> [Problem to work on]
Your job is to retype all of the data word for word, leaving every image out.

===== Given information

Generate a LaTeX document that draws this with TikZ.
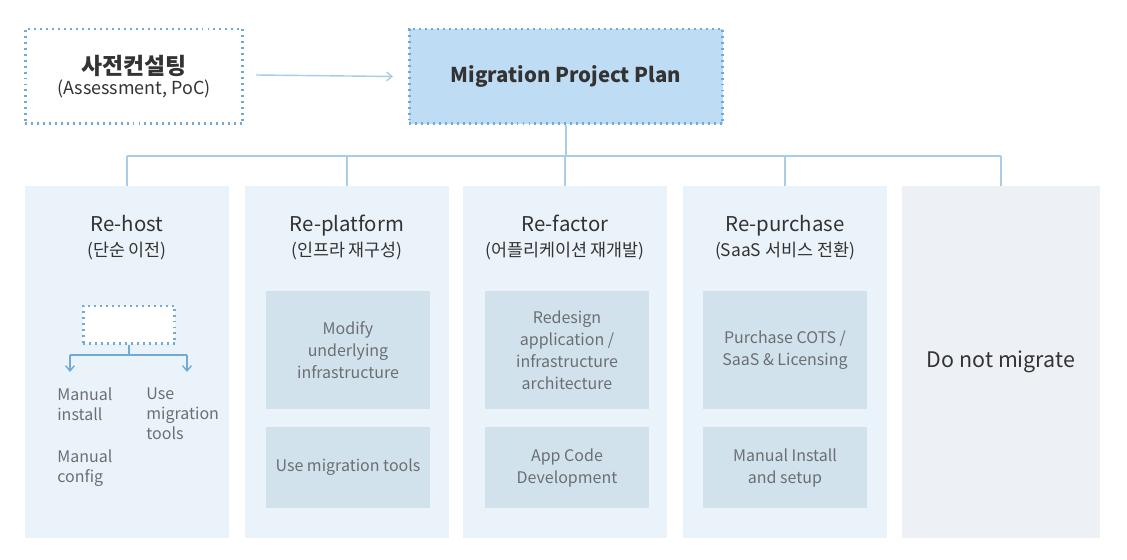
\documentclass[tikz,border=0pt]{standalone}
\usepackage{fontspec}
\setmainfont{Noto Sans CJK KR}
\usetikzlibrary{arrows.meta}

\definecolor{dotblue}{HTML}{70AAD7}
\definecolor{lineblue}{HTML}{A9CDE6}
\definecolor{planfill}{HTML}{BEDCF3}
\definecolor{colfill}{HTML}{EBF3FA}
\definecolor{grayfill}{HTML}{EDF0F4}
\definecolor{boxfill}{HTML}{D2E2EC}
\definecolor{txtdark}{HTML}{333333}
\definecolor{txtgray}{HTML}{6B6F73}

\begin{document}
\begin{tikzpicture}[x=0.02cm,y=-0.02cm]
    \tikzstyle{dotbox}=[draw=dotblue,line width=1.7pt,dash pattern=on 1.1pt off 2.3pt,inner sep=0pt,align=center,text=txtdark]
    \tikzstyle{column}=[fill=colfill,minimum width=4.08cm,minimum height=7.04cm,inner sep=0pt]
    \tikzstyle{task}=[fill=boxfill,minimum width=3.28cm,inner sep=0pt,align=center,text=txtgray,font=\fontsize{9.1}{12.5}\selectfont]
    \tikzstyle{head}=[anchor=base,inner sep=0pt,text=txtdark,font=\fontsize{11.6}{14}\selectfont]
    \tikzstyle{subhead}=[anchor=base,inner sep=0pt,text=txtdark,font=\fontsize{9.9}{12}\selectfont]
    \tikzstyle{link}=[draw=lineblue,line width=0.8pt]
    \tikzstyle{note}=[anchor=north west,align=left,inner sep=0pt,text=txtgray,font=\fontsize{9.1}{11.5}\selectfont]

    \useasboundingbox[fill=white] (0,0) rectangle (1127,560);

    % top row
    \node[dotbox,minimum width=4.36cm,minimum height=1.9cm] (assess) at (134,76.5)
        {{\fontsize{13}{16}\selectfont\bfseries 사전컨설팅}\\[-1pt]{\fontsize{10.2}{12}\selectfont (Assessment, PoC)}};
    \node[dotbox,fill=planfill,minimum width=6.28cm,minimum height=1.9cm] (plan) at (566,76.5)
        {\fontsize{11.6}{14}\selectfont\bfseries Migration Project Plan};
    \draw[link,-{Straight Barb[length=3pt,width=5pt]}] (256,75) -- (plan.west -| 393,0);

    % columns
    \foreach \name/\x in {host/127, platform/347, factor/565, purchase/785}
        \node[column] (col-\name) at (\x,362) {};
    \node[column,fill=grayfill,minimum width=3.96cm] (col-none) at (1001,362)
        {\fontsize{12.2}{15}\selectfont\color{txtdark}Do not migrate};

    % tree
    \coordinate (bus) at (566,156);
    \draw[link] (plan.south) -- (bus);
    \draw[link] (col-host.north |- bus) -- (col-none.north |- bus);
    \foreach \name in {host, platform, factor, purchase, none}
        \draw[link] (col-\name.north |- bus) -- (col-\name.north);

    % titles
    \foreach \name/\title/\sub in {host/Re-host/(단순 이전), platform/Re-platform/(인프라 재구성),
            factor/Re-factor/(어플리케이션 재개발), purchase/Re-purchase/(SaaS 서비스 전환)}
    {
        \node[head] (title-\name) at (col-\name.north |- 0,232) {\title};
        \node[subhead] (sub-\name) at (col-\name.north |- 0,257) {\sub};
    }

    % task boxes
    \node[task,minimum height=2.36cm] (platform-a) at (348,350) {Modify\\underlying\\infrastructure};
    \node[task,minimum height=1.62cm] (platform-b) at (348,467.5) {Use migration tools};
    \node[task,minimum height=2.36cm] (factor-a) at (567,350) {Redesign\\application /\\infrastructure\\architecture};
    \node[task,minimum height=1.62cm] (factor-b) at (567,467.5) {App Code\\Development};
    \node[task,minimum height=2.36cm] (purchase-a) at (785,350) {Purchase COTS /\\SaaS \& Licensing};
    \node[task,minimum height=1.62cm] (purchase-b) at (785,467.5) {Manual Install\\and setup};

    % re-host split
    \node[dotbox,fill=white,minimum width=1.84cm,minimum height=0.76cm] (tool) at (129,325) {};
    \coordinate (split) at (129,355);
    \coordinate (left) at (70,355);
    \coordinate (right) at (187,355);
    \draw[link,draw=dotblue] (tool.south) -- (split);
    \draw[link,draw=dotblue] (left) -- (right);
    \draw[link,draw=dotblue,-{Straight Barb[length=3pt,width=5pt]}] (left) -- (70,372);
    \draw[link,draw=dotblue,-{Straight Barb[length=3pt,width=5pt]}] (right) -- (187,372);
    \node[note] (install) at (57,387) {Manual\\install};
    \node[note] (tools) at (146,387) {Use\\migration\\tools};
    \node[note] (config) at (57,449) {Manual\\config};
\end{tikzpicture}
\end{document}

==========

> [Solution to this problem]
Generate a LaTeX document that draws this with TikZ.
\documentclass[tikz,border=0pt]{standalone}
\usepackage{fontspec}
\setmainfont{Noto Sans CJK KR}
\usetikzlibrary{arrows.meta}

\definecolor{dotblue}{HTML}{70AAD7}
\definecolor{lineblue}{HTML}{A9CDE6}
\definecolor{planfill}{HTML}{BEDCF3}
\definecolor{colfill}{HTML}{EBF3FA}
\definecolor{grayfill}{HTML}{EDF0F4}
\definecolor{boxfill}{HTML}{D2E2EC}
\definecolor{txtdark}{HTML}{333333}
\definecolor{txtgray}{HTML}{6B6F73}

\begin{document}
\begin{tikzpicture}[x=0.02cm,y=-0.02cm]
    \tikzstyle{dotbox}=[draw=dotblue,line width=1.7pt,dash pattern=on 1.1pt off 2.3pt,inner sep=0pt,align=center,text=txtdark]
    \tikzstyle{column}=[fill=colfill,minimum width=4.08cm,minimum height=7.04cm,inner sep=0pt]
    \tikzstyle{task}=[fill=boxfill,minimum width=3.28cm,inner sep=0pt,align=center,text=txtgray,font=\fontsize{9.1}{12.5}\selectfont]
    \tikzstyle{head}=[anchor=base,inner sep=0pt,text=txtdark,font=\fontsize{11.6}{14}\selectfont]
    \tikzstyle{subhead}=[anchor=base,inner sep=0pt,text=txtdark,font=\fontsize{9.9}{12}\selectfont]
    \tikzstyle{link}=[draw=lineblue,line width=0.8pt]
    \tikzstyle{note}=[anchor=north west,align=left,inner sep=0pt,text=txtgray,font=\fontsize{9.1}{11.5}\selectfont]

    \useasboundingbox[fill=white] (0,0) rectangle (1127,560);

    % top row
    \node[dotbox,minimum width=4.36cm,minimum height=1.9cm] (assess) at (134,76.5)
        {{\fontsize{13}{16}\selectfont\bfseries 사전컨설팅}\\[-1pt]{\fontsize{10.2}{12}\selectfont (Assessment, PoC)}};
    \node[dotbox,fill=planfill,minimum width=6.28cm,minimum height=1.9cm] (plan) at (566,76.5)
        {\fontsize{11.6}{14}\selectfont\bfseries Migration Project Plan};
    \draw[link,-{Straight Barb[length=3pt,width=5pt]}] (256,75) -- (plan.west -| 393,0);

    % columns
    \foreach \name/\x in {host/127, platform/347, factor/565, purchase/785}
        \node[column] (col-\name) at (\x,362) {};
    \node[column,fill=grayfill,minimum width=3.96cm] (col-none) at (1001,362)
        {\fontsize{12.2}{15}\selectfont\color{txtdark}Do not migrate};

    % tree
    \coordinate (bus) at (566,156);
    \draw[link] (plan.south) -- (bus);
    \draw[link] (col-host.north |- bus) -- (col-none.north |- bus);
    \foreach \name in {host, platform, factor, purchase, none}
        \draw[link] (col-\name.north |- bus) -- (col-\name.north);

    % titles
    \foreach \name/\title/\sub in {host/Re-host/(단순 이전), platform/Re-platform/(인프라 재구성),
            factor/Re-factor/(어플리케이션 재개발), purchase/Re-purchase/(SaaS 서비스 전환)}
    {
        \node[head] (title-\name) at (col-\name.north |- 0,232) {\title};
        \node[subhead] (sub-\name) at (col-\name.north |- 0,257) {\sub};
    }

    % task boxes
    \node[task,minimum height=2.36cm] (platform-a) at (348,350) {Modify\\underlying\\infrastructure};
    \node[task,minimum height=1.62cm] (platform-b) at (348,467.5) {Use migration tools};
    \node[task,minimum height=2.36cm] (factor-a) at (567,350) {Redesign\\application /\\infrastructure\\architecture};
    \node[task,minimum height=1.62cm] (factor-b) at (567,467.5) {App Code\\Development};
    \node[task,minimum height=2.36cm] (purchase-a) at (785,350) {Purchase COTS /\\SaaS \& Licensing};
    \node[task,minimum height=1.62cm] (purchase-b) at (785,467.5) {Manual Install\\and setup};

    % re-host split
    \node[dotbox,fill=white,minimum width=1.84cm,minimum height=0.76cm] (tool) at (129,325) {};
    \coordinate (split) at (129,355);
    \coordinate (left) at (70,355);
    \coordinate (right) at (187,355);
    \draw[link,draw=dotblue] (tool.south) -- (split);
    \draw[link,draw=dotblue] (left) -- (right);
    \draw[link,draw=dotblue,-{Straight Barb[length=3pt,width=5pt]}] (left) -- (70,372);
    \draw[link,draw=dotblue,-{Straight Barb[length=3pt,width=5pt]}] (right) -- (187,372);
    \node[note] (install) at (57,387) {Manual\\install};
    \node[note] (tools) at (146,387) {Use\\migration\\tools};
    \node[note] (config) at (57,449) {Manual\\config};
\end{tikzpicture}
\end{document}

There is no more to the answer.